- _What to work on_:
Filter the data below for the string "chart" and copy each matching line.

- _Data provided_:
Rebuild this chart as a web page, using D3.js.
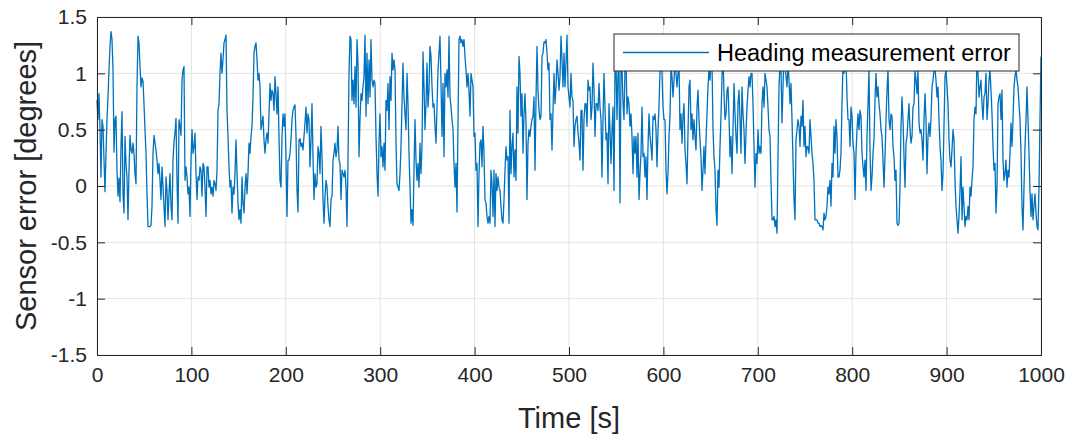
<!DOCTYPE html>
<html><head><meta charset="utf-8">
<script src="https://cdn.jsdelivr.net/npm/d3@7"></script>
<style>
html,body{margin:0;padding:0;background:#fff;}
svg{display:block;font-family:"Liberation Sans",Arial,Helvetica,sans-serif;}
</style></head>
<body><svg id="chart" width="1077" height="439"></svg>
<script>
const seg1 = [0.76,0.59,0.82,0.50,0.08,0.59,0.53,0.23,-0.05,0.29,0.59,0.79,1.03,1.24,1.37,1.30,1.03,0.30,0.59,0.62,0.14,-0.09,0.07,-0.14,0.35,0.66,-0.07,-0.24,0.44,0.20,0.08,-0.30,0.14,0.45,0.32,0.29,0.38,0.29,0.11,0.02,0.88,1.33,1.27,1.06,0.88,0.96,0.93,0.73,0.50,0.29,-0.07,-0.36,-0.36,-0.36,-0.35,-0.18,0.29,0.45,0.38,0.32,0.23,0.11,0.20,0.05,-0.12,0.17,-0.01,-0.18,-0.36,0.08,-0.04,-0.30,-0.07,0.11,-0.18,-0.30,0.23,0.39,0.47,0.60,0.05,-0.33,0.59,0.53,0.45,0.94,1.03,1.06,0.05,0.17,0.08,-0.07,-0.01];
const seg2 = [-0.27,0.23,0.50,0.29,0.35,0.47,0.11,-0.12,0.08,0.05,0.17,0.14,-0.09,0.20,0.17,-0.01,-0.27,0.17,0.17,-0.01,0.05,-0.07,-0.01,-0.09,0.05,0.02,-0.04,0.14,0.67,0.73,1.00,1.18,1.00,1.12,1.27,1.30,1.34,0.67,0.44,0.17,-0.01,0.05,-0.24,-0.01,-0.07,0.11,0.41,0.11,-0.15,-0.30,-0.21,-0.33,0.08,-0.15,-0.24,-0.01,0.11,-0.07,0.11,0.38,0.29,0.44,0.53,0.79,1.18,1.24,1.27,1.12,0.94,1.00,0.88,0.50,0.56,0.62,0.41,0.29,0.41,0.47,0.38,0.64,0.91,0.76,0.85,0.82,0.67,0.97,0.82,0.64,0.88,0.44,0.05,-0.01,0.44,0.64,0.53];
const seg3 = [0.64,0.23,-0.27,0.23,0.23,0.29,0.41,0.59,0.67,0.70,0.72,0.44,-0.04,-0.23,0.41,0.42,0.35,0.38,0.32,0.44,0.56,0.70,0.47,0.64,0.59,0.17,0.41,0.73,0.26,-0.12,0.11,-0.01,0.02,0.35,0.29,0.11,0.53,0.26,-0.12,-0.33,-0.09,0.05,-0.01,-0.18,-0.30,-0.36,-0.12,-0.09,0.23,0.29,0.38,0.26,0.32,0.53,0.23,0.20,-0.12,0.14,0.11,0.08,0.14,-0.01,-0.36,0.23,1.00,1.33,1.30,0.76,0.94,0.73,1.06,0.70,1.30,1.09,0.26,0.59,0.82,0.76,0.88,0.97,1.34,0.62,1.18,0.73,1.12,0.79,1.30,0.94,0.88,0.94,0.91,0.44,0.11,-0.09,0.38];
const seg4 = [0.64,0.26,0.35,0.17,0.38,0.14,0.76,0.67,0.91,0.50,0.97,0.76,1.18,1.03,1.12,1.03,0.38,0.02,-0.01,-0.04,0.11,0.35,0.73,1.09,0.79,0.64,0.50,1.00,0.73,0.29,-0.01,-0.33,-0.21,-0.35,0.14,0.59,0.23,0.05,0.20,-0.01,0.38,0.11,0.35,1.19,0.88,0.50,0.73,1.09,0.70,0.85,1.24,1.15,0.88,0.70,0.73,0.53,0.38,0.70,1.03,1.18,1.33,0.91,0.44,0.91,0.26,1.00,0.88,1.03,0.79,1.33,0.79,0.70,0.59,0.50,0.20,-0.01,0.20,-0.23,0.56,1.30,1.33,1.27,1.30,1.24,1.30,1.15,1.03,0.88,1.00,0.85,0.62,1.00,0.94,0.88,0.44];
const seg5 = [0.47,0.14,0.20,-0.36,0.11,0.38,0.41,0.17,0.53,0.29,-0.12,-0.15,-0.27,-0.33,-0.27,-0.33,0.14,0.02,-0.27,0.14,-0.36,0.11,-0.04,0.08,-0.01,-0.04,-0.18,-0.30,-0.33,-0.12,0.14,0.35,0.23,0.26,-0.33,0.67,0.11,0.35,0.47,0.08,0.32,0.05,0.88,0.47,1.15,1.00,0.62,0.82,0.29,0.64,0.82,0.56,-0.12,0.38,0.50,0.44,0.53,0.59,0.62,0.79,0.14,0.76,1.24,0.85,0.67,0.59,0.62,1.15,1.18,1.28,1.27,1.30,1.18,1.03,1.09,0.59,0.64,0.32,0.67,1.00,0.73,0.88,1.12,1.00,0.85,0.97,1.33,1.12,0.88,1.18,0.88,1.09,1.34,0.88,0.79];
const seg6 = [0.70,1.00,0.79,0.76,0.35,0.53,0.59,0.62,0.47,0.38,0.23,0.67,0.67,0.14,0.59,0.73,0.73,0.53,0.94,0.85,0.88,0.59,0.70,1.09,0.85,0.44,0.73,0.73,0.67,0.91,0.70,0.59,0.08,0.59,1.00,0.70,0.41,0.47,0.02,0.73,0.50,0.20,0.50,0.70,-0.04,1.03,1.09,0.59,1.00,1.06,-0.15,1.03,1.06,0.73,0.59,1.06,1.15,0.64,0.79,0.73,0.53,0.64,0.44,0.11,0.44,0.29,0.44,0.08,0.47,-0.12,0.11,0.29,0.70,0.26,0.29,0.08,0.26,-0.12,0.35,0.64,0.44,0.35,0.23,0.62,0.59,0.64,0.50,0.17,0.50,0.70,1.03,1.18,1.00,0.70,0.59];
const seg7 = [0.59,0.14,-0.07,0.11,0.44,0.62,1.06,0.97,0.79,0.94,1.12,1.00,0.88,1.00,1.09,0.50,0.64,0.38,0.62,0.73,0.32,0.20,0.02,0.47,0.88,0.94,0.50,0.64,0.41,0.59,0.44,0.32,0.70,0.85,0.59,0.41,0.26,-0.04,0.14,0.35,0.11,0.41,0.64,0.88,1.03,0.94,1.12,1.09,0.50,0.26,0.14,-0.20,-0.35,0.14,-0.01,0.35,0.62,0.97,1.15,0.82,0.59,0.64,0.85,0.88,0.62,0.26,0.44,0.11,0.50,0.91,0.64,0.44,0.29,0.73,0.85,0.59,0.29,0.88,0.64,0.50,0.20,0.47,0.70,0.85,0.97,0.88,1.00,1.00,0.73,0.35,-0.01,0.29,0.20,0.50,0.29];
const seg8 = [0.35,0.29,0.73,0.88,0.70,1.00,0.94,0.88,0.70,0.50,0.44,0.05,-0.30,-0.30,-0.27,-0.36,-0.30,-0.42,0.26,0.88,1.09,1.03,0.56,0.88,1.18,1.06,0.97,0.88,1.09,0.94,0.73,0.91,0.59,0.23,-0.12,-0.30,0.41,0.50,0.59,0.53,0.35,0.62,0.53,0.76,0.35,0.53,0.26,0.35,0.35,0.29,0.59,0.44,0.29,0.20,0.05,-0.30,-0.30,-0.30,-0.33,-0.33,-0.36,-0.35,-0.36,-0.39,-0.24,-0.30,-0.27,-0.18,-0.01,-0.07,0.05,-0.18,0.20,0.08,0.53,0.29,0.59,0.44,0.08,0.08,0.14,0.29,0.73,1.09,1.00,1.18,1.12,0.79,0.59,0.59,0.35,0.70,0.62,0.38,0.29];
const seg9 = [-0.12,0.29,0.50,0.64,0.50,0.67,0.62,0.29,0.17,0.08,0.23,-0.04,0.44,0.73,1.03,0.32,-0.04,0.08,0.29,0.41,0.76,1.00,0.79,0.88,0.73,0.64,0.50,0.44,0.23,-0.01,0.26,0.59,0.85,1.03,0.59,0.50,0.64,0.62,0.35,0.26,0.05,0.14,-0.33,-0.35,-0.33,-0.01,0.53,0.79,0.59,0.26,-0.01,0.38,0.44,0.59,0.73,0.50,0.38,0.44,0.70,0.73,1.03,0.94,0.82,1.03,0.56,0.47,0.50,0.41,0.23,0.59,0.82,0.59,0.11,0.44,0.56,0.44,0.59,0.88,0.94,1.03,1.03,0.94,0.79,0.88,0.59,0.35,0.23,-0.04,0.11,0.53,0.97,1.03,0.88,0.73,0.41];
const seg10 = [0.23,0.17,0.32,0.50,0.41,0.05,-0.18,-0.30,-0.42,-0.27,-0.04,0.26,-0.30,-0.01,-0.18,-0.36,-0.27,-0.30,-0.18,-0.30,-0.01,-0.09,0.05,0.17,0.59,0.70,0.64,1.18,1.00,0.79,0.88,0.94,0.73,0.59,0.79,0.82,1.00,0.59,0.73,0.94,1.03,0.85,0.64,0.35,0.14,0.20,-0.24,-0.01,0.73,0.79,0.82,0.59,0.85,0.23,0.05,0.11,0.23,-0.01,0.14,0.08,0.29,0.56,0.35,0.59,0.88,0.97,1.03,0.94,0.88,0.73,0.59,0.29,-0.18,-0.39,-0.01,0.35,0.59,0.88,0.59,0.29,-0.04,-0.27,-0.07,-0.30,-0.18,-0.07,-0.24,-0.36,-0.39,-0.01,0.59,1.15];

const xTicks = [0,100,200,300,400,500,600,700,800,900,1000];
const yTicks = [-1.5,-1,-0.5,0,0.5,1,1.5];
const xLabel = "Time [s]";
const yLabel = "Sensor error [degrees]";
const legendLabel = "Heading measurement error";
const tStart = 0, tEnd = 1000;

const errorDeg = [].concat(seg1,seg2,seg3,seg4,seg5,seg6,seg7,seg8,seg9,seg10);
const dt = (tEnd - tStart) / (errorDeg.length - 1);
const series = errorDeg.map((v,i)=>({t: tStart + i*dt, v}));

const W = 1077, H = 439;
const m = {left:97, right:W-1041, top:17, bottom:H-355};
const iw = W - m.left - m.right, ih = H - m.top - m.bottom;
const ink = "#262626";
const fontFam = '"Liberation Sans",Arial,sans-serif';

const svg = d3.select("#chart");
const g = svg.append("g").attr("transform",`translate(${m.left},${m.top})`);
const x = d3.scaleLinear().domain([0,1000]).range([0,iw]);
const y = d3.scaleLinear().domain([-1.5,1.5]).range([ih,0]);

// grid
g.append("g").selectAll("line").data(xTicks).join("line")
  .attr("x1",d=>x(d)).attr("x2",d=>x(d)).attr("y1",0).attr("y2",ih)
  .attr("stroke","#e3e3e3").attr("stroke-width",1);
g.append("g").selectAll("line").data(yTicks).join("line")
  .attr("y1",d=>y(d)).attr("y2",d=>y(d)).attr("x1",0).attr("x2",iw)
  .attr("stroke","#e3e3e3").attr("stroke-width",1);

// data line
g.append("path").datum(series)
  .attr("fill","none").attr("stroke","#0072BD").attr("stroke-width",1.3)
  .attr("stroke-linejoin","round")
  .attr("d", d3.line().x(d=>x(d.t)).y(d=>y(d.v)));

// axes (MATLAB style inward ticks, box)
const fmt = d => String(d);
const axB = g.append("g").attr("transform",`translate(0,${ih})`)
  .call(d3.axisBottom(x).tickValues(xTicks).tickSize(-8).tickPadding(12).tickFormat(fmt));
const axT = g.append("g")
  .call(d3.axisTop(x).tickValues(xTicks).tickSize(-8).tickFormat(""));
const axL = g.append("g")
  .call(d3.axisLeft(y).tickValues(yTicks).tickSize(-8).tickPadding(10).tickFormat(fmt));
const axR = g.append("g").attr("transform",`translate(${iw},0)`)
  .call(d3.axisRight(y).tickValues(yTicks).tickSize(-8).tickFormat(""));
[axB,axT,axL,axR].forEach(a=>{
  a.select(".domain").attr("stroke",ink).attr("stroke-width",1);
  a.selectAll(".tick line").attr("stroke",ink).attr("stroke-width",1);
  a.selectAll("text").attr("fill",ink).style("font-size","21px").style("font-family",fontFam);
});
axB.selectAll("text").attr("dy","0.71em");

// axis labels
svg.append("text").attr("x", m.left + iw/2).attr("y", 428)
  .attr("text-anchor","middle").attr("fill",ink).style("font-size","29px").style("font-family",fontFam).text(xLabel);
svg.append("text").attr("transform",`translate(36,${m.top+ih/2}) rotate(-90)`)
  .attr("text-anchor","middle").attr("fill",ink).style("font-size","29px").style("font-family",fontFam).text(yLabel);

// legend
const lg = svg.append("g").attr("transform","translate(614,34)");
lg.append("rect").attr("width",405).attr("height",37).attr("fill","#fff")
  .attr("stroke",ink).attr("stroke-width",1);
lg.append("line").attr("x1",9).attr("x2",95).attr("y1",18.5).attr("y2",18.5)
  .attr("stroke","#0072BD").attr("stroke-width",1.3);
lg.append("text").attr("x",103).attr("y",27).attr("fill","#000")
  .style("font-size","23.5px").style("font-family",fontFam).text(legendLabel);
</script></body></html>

- _Answer to this exercise_:
Rebuild this chart as a web page, using D3.js.
<body><svg id="chart" width="1077" height="439"></svg>
const svg = d3.select("#chart");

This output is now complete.